Among the following entries, count the lines that contain "document" and report only the result.

**Records**
** start **
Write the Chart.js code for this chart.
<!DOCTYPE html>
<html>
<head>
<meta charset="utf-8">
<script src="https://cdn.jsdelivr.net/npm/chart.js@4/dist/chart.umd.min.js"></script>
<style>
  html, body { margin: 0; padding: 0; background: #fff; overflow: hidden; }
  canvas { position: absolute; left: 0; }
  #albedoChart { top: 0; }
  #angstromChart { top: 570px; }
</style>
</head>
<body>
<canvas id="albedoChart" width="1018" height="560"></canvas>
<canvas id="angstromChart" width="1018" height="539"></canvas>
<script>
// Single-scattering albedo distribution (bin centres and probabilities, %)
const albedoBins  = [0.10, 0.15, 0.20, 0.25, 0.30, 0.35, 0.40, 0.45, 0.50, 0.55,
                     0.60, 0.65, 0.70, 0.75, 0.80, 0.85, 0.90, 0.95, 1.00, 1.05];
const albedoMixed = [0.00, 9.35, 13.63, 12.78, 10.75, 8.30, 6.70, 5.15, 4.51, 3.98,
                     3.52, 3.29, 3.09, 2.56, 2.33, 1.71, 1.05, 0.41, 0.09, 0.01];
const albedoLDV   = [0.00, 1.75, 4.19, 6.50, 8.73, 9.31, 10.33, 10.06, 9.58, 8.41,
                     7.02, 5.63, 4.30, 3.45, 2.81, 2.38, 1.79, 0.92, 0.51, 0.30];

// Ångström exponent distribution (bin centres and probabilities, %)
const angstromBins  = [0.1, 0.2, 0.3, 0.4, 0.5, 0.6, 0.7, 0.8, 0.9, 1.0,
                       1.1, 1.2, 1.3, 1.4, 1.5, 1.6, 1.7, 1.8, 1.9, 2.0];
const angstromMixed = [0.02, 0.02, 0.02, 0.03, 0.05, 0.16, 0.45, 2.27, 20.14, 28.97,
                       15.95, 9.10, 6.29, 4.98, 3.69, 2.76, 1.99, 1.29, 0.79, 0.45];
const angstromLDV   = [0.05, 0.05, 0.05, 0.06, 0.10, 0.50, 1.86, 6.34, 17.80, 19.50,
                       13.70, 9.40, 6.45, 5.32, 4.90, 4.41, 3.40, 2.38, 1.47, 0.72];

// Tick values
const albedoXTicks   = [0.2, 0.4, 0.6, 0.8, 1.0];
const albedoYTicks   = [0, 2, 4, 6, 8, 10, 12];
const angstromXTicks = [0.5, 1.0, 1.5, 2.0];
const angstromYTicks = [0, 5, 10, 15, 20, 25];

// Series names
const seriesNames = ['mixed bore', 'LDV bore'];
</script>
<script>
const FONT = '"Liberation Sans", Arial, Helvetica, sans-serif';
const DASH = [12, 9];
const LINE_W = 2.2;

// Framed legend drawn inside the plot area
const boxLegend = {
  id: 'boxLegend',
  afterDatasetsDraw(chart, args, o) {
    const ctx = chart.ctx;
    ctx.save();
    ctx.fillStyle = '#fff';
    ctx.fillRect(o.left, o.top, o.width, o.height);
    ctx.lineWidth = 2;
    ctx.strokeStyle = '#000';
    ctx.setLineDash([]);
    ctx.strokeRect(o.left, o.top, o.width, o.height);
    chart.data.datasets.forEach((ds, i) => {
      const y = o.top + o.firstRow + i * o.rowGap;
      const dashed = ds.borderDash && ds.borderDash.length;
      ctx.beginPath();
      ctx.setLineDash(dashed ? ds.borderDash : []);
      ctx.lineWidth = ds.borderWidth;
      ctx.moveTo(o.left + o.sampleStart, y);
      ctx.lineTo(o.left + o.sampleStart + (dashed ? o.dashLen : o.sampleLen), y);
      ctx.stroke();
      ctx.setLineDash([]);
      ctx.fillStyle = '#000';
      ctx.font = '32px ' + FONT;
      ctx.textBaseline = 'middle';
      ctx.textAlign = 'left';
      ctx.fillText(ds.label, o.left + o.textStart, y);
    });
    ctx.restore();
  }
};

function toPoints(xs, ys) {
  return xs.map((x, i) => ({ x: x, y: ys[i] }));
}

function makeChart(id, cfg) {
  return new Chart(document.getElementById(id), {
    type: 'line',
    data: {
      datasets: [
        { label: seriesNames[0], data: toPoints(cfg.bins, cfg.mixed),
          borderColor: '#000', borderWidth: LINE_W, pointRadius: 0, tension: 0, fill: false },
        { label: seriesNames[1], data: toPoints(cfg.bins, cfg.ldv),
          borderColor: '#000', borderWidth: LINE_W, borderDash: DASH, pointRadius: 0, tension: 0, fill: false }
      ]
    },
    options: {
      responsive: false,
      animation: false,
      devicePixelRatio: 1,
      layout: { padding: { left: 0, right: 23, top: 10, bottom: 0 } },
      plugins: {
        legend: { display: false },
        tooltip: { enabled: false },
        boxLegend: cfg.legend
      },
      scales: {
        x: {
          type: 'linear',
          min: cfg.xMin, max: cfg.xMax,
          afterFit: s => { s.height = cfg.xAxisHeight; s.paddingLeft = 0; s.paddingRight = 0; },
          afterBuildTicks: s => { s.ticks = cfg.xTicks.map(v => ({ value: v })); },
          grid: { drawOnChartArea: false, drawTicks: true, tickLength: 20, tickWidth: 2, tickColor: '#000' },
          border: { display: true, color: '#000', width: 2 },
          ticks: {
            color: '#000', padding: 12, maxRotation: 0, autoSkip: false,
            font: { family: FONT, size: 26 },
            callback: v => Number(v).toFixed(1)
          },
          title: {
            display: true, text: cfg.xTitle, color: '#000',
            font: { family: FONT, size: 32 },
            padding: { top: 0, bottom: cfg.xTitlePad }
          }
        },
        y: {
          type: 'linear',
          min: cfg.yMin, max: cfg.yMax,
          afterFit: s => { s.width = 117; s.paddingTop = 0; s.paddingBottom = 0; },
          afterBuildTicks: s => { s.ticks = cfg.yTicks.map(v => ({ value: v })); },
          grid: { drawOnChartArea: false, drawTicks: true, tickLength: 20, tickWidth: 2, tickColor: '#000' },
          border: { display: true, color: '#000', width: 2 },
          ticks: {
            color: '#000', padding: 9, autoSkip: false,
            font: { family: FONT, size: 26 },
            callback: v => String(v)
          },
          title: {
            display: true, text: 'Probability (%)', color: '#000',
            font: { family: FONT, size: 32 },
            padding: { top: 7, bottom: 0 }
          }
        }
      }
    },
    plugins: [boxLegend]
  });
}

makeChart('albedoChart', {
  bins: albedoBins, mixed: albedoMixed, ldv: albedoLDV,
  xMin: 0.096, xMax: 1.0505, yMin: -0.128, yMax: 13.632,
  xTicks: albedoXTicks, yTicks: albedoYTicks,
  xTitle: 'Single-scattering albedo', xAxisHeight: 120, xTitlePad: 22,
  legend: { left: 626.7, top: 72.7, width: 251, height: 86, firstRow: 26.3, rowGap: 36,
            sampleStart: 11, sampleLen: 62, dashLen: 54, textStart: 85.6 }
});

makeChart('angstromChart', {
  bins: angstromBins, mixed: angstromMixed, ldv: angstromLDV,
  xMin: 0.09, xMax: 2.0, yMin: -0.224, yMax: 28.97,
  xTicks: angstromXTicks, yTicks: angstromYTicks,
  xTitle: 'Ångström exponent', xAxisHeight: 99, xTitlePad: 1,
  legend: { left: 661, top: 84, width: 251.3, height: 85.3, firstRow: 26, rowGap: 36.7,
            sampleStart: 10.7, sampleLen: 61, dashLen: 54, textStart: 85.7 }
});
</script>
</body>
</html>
** end **
** start **
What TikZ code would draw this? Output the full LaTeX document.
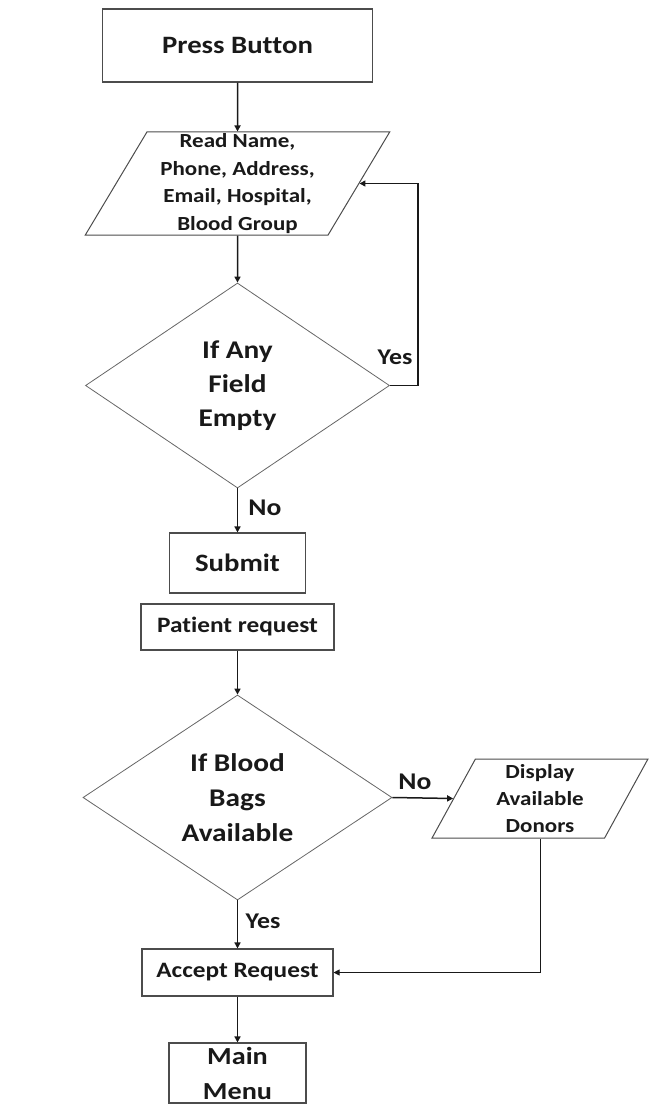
** end **
** start **
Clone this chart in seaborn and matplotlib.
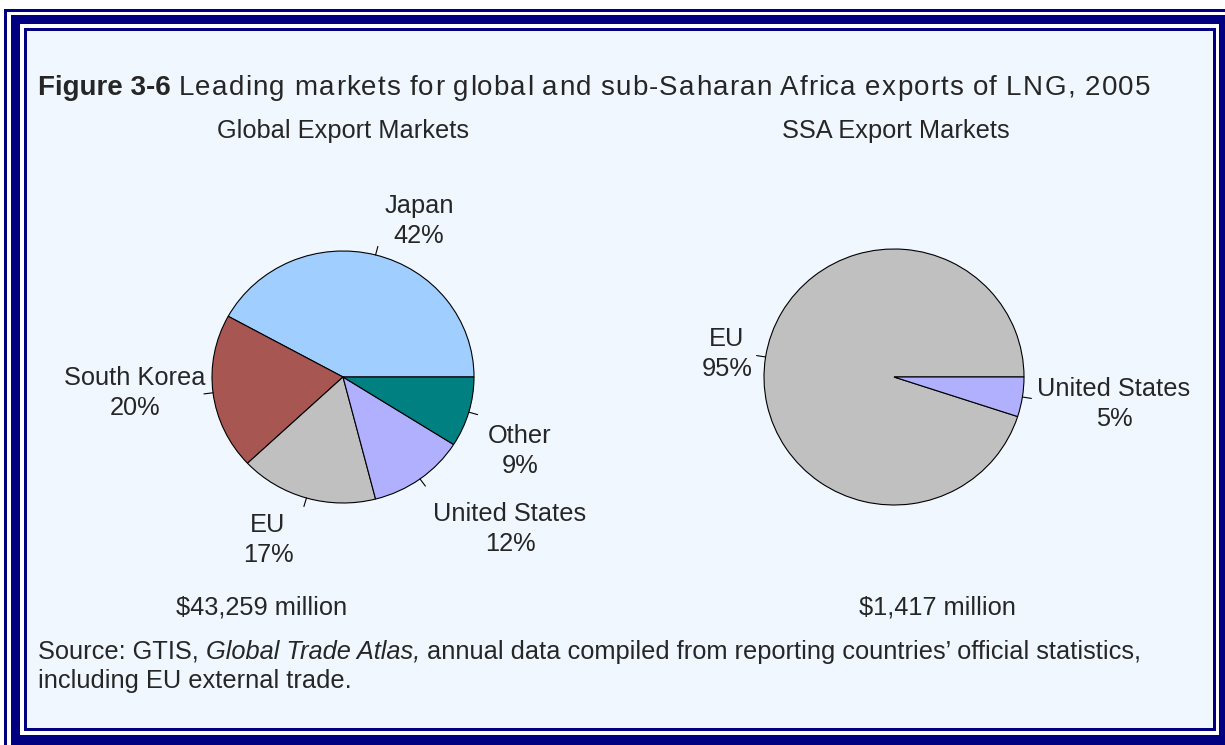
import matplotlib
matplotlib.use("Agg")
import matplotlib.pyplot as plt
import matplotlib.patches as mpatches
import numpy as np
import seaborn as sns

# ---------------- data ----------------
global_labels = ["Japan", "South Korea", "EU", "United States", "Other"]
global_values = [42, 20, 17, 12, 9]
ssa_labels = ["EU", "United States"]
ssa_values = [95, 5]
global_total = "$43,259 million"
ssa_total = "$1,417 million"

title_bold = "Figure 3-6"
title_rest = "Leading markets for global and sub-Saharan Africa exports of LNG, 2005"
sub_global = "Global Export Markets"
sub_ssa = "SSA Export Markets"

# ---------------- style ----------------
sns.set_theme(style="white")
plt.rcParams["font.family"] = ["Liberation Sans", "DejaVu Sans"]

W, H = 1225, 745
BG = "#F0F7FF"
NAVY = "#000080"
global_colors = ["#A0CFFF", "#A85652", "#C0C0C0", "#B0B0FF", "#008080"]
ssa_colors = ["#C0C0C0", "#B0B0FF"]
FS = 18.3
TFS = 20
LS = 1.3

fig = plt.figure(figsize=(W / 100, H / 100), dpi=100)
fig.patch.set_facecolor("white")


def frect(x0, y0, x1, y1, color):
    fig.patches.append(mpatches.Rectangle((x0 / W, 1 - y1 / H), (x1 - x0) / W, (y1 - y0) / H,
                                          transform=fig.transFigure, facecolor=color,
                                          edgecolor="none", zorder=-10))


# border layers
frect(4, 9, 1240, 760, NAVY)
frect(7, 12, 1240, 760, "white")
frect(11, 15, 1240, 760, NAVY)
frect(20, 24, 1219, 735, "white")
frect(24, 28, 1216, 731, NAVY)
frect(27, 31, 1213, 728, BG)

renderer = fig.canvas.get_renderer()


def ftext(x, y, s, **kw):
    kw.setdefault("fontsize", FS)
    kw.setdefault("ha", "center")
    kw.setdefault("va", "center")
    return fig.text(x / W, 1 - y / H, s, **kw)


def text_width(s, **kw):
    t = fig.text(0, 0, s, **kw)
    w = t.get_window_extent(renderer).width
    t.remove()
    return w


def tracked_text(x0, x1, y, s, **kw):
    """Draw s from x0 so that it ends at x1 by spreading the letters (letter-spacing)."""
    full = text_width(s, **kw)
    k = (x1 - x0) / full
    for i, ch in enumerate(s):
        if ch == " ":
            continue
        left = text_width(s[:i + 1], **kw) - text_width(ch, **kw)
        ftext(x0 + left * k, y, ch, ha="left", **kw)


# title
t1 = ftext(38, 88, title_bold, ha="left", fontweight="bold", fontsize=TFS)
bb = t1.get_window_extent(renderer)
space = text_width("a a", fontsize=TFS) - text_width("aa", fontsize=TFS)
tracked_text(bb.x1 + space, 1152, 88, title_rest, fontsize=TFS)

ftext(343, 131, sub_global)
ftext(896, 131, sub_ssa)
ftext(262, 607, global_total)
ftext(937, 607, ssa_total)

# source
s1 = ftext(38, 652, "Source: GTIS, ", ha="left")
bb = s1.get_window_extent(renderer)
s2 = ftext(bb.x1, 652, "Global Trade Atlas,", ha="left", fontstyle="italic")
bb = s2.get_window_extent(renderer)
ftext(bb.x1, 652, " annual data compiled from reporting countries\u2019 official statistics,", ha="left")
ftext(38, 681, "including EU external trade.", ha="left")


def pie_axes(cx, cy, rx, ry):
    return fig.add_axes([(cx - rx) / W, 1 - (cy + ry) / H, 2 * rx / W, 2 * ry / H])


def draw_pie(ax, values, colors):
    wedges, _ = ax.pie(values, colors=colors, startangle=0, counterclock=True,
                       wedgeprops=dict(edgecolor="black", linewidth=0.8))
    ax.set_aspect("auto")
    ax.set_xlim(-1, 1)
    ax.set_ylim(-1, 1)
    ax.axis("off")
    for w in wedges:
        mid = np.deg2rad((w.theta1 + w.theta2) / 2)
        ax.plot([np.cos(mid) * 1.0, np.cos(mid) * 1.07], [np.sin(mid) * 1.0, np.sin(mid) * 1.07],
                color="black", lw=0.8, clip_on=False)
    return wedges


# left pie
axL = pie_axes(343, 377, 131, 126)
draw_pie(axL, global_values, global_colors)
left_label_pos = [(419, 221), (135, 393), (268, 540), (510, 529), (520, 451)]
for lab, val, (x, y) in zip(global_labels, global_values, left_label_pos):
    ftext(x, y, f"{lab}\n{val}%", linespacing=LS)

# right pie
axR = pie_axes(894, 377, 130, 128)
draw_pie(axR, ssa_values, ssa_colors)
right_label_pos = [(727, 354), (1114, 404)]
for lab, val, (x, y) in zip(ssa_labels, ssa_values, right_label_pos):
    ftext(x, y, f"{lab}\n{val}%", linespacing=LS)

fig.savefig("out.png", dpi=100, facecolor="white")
** end **
**Written reply**
2